Fleming, of South Jamaica, dreamed up his grandiose plan after pulling off a smaller scam at the same bank on July 6 – six days before he tried to unleash his billion-dollar plan.

On that occasion, he successfully deposited two checks for $350 and $1,300, a criminal complaint charged.

But the billion-dollar checks raised suspicions among bank managers.

“The red flags went up pretty quickly,” said bank spokesman David Flaherty. “Certainly large checks like that we’re going to look at closely.

“These people get good at what they’re doing but banks are spending more time training staff to detect it.”

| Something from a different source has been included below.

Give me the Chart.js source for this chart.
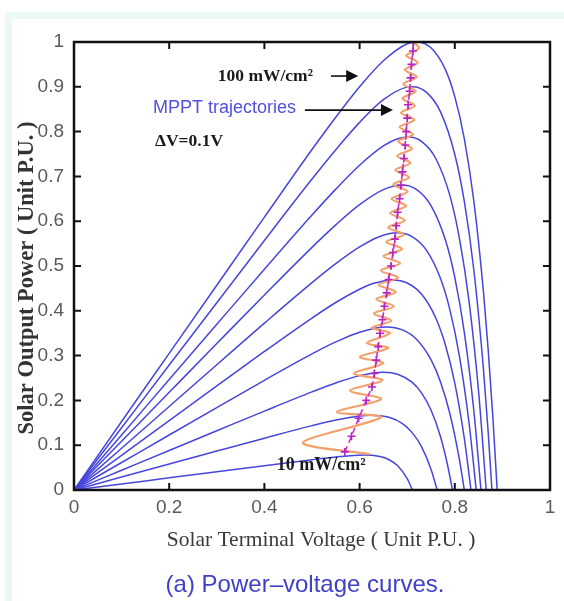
<!DOCTYPE html>
<html>
<head>
<meta charset="utf-8">
<script src="https://cdn.jsdelivr.net/npm/chart.js@4.4.1/dist/chart.umd.min.js"></script>
<style>
  html, body { margin: 0; padding: 0; background: #fff; }
  #wrap { position: relative; width: 564px; height: 601px; overflow: hidden; }
  #frame { position: absolute; left: 5px; top: 12px; width: 620px; height: 640px;
           border: 7px solid #ecf8f6; box-sizing: border-box; }
  canvas { position: absolute; left: 0; top: 0; }
</style>
</head>
<body>
<div id="wrap">
  <div id="frame"></div>
  <canvas id="pvChart" width="564" height="601"></canvas>
</div>
<script>
// P-V curves per irradiance level, [voltage, power] in per-unit
const c10 = [[0,0],[0.1,0.0135],[0.2,0.0271],[0.3,0.0406],[0.4,0.0542],[0.5,0.0675],[0.55,0.0737],[0.58,0.0767],[0.61,0.078],[0.64,0.0753],[0.66,0.0686],[0.68,0.0541],[0.7,0.0255],[0.711,0]];
const c20 = [[0,0],[0.1,0.029],[0.2,0.0579],[0.3,0.0869],[0.4,0.1157],[0.5,0.1437],[0.55,0.1562],[0.6,0.1653],[0.627,0.167],[0.66,0.1628],[0.69,0.1482],[0.71,0.1286],[0.73,0.0967],[0.75,0.0465],[0.763,0]];
const c30 = [[0,0],[0.1,0.0441],[0.2,0.0882],[0.3,0.1322],[0.4,0.1761],[0.5,0.219],[0.55,0.2389],[0.6,0.2553],[0.65,0.263],[0.68,0.2585],[0.71,0.2407],[0.73,0.2169],[0.75,0.1784],[0.77,0.1188],[0.785,0.0547],[0.795,0]];
const c40 = [[0,0],[0.1,0.0614],[0.2,0.1228],[0.3,0.184],[0.4,0.2449],[0.5,0.3038],[0.55,0.3305],[0.6,0.3523],[0.656,0.364],[0.69,0.3574],[0.72,0.336],[0.75,0.291],[0.77,0.2413],[0.79,0.169],[0.81,0.0662],[0.82,0]];
const c50 = [[0,0],[0.1,0.0774],[0.2,0.1549],[0.3,0.2322],[0.4,0.3092],[0.5,0.3839],[0.55,0.4185],[0.6,0.4482],[0.63,0.4613],[0.669,0.469],[0.7,0.4621],[0.73,0.4373],[0.76,0.384],[0.78,0.3247],[0.8,0.2385],[0.82,0.1151],[0.834,0]];
const c60 = [[0,0],[0.1,0.0933],[0.2,0.1865],[0.3,0.2796],[0.4,0.3724],[0.5,0.4629],[0.55,0.5053],[0.6,0.5426],[0.64,0.5649],[0.679,0.574],[0.71,0.5658],[0.74,0.536],[0.77,0.472],[0.79,0.401],[0.81,0.297],[0.83,0.149],[0.845,0]];
const c70 = [[0,0],[0.1,0.109],[0.2,0.218],[0.3,0.3269],[0.4,0.4353],[0.5,0.5416],[0.55,0.5918],[0.6,0.6369],[0.65,0.6706],[0.688,0.681],[0.72,0.6707],[0.75,0.635],[0.78,0.559],[0.8,0.4746],[0.82,0.3517],[0.84,0.1767],[0.855,0]];
const c80 = [[0,0],[0.1,0.123],[0.2,0.2466],[0.3,0.3698],[0.4,0.4927],[0.5,0.6137],[0.55,0.6716],[0.6,0.725],[0.65,0.768],[0.68,0.7839],[0.704,0.788],[0.73,0.778],[0.76,0.74],[0.79,0.656],[0.81,0.56],[0.83,0.4206],[0.85,0.2196],[0.866,0]];
const c90 = [[0,0],[0.1,0.139],[0.2,0.279],[0.3,0.418],[0.4,0.557],[0.5,0.694],[0.55,0.7596],[0.6,0.8206],[0.65,0.8712],[0.7,0.8993],[0.711,0.9],[0.74,0.888],[0.77,0.844],[0.8,0.749],[0.82,0.644],[0.84,0.491],[0.86,0.272],[0.87,0.131],[0.878,0]];
const c100 = [[0,0],[0.1,0.153],[0.2,0.305],[0.3,0.457],[0.4,0.609],[0.5,0.76],[0.55,0.832],[0.6,0.9],[0.65,0.958],[0.7,0.996],[0.72,1.0],[0.75,0.987],[0.78,0.939],[0.8,0.878],[0.82,0.784],[0.84,0.645],[0.86,0.445],[0.87,0.315],[0.88,0.162],[0.889,0]];

const levels = ['10 mW/cm²','20 mW/cm²','30 mW/cm²','40 mW/cm²','50 mW/cm²','60 mW/cm²','70 mW/cm²','80 mW/cm²','90 mW/cm²','100 mW/cm²'];
const curves = [c10, c20, c30, c40, c50, c60, c70, c80, c90, c100];

// perturb & observe operating point (dV = 0.1V steps)
const mpptPath = [[0.622,0.080],[0.481,0.106],[0.645,0.162],[0.552,0.174],[0.645,0.203],[0.580,0.222],[0.648,0.245],[0.588,0.260],[0.650,0.283],[0.601,0.297],[0.660,0.317],[0.615,0.328],[0.664,0.350],[0.625,0.362],[0.667,0.378],[0.630,0.394],[0.672,0.410],[0.635,0.426],[0.676,0.442],[0.640,0.458],[0.681,0.474],[0.645,0.490],[0.685,0.506],[0.650,0.522],[0.689,0.538],[0.656,0.554],[0.693,0.570],[0.660,0.586],[0.695,0.602],[0.664,0.618],[0.698,0.634],[0.667,0.650],[0.701,0.666],[0.671,0.682],[0.704,0.698],[0.675,0.714],[0.707,0.730],[0.679,0.746],[0.710,0.762],[0.681,0.778],[0.712,0.794],[0.684,0.810],[0.715,0.826],[0.687,0.842],[0.716,0.858],[0.690,0.874],[0.718,0.890],[0.692,0.906],[0.720,0.922],[0.695,0.938],[0.722,0.954],[0.698,0.970],[0.725,0.986],[0.713,1.0]];
// mean operating point
const mpptMean = [[0.569,0.085],[0.583,0.12],[0.598,0.16],[0.614,0.2],[0.626,0.23],[0.631,0.26],[0.635,0.29],[0.639,0.32],[0.643,0.35],[0.648,0.38],[0.652,0.41],[0.657,0.44],[0.661,0.47],[0.666,0.50],[0.670,0.53],[0.674,0.56],[0.677,0.59],[0.680,0.62],[0.684,0.65],[0.687,0.68],[0.690,0.71],[0.693,0.74],[0.696,0.77],[0.698,0.80],[0.700,0.83],[0.702,0.86],[0.705,0.89],[0.707,0.92],[0.709,0.95],[0.712,0.98],[0.713,1.0]];

const xTickVals = [0, 0.2, 0.4, 0.6, 0.8, 1];
const yTickVals = [0, 0.1, 0.2, 0.3, 0.4, 0.5, 0.6, 0.7, 0.8, 0.9, 1];

const toXY = arr => arr.map(p => ({x: p[0], y: p[1]}));
const tickText = v => String(+v.toFixed(1));

const datasets = [{
  label: 'MPPT mean',
  data: toXY(mpptMean),
  borderColor: '#cc30c8',
  borderWidth: 1.6,
  borderDash: [6, 4],
  pointStyle: 'cross',
  pointRadius: 4,
  pointBorderWidth: 1.6,
  pointBorderColor: '#b824c4',
  showLine: true,
  tension: 0,
  order: 0
}, {
  label: 'MPPT trajectories',
  data: toXY(mpptPath),
  borderColor: '#f4a06c',
  borderWidth: 2.2,
  pointRadius: 0,
  showLine: true,
  tension: 0.3,
  order: 1
}];
curves.forEach((c, i) => {
  datasets.push({
    label: levels[i],
    data: toXY(c),
    borderColor: '#4646dc',
    borderWidth: 1.5,
    pointRadius: 0,
    showLine: true,
    cubicInterpolationMode: 'monotone',
    order: 2
  });
});

function arrow(ctx, x1, x2, y) {
  ctx.beginPath();
  ctx.moveTo(x1, y);
  ctx.lineTo(x2 - 10, y);
  ctx.stroke();
  ctx.beginPath();
  ctx.moveTo(x2, y);
  ctx.lineTo(x2 - 12, y - 6);
  ctx.lineTo(x2 - 12, y + 6);
  ctx.closePath();
  ctx.fill();
}

// box, inward ticks, titles and notes
const frameAndNotes = {
  id: 'frameAndNotes',
  afterDatasetsDraw(chart) {
    const {ctx, chartArea: a, scales: {x, y}} = chart;
    ctx.save();
    ctx.strokeStyle = '#111';
    ctx.lineWidth = 2;
    ctx.beginPath();
    xTickVals.forEach(v => {
      const px = x.getPixelForValue(v);
      ctx.moveTo(px, a.bottom); ctx.lineTo(px, a.bottom - 7);
      ctx.moveTo(px, a.top); ctx.lineTo(px, a.top + 7);
    });
    yTickVals.forEach(v => {
      const py = y.getPixelForValue(v);
      ctx.moveTo(a.left, py); ctx.lineTo(a.left + 7, py);
      ctx.moveTo(a.right, py); ctx.lineTo(a.right - 7, py);
    });
    ctx.stroke();
    ctx.lineWidth = 2.5;
    ctx.strokeRect(a.left, a.top, a.width, a.height);

    // notes inside the plot
    ctx.fillStyle = '#1a1a1a';
    ctx.textBaseline = 'middle';
    ctx.textAlign = 'left';
    ctx.font = 'bold 17.5px "Liberation Serif"';
    ctx.fillText('100 mW/cm²', x.getPixelForValue(0.302), y.getPixelForValue(0.924));
    ctx.fillText('ΔV=0.1V', x.getPixelForValue(0.170), y.getPixelForValue(0.777));
    ctx.font = 'bold 18px "Liberation Serif"';
    ctx.fillText('10 mW/cm²', x.getPixelForValue(0.426), y.getPixelForValue(0.054));
    ctx.fillStyle = '#5050e0';
    ctx.font = '18px "Liberation Sans"';
    ctx.fillText('MPPT trajectories', x.getPixelForValue(0.166), y.getPixelForValue(0.853));

    ctx.strokeStyle = '#111';
    ctx.fillStyle = '#111';
    ctx.lineWidth = 1.6;
    arrow(ctx, x.getPixelForValue(0.540), x.getPixelForValue(0.597), y.getPixelForValue(0.924));
    arrow(ctx, x.getPixelForValue(0.485), x.getPixelForValue(0.670), y.getPixelForValue(0.848));

    // axis titles
    ctx.textAlign = 'center';
    ctx.fillStyle = '#3a3a3a';
    ctx.font = '21.5px "Liberation Serif"';
    ctx.fillText('Solar Terminal Voltage ( Unit P.U. )', 321, 540);
    ctx.save();
    ctx.translate(27, 278);
    ctx.rotate(-Math.PI / 2);
    ctx.font = 'bold 22.5px "Liberation Serif"';
    ctx.fillStyle = '#333';
    ctx.fillText('Solar Output Power ( Unit P.U. )', 0, 0);
    ctx.restore();

    // caption
    ctx.fillStyle = '#4040c8';
    ctx.font = '24px "Liberation Sans"';
    ctx.fillText('(a) Power–voltage curves.', 305, 585);
    ctx.restore();
  }
};

new Chart(document.getElementById('pvChart'), {
  type: 'scatter',
  data: { datasets },
  options: {
    responsive: false,
    animation: false,
    layout: { padding: { left: 0, top: 42, right: 14, bottom: 0 } },
    plugins: { legend: { display: false }, tooltip: { enabled: false } },
    scales: {
      x: {
        type: 'linear', min: 0, max: 1,
        afterBuildTicks: s => { s.ticks = xTickVals.map(v => ({value: v})); },
        afterFit: s => { s.height = 111; },
        grid: { display: false, drawTicks: false },
        border: { display: false },
        ticks: { color: '#5a5a5a', padding: 6, callback: tickText,
                 font: { family: 'Liberation Sans', size: 19 } }
      },
      y: {
        type: 'linear', min: 0, max: 1,
        afterBuildTicks: s => { s.ticks = yTickVals.map(v => ({value: v})); },
        afterFit: s => { s.width = 74; },
        grid: { display: false, drawTicks: false },
        border: { display: false },
        ticks: { color: '#5a5a5a', padding: 10, callback: tickText,
                 font: { family: 'Liberation Sans', size: 19 } }
      }
    }
  },
  plugins: [frameAndNotes]
});
</script>
</body>
</html>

Investigators later found that bank cameras had captured Fleming making the smaller July 6 deposits, the complaint stated.

Fleming was arrested last Thursday and allegedly confessed.

“The defendant admitted to him he created the checks on his accountant’s computer,” the complaint says.

He was charged with attempted grand larceny and faces up to 15 years in prison if convicted.

Efforts to seek comment from Fleming were not successful yesterday.

Fleming’s latest arrest comes after he was busted on Long Island last month printing four counterfeit checks for more than $138,000 from an unsuspecting friend’s work computer.

He then sent the checks to a person to whom he owed money, but bank officials grew suspicious when they found the account against which the checks were written was not a checking account.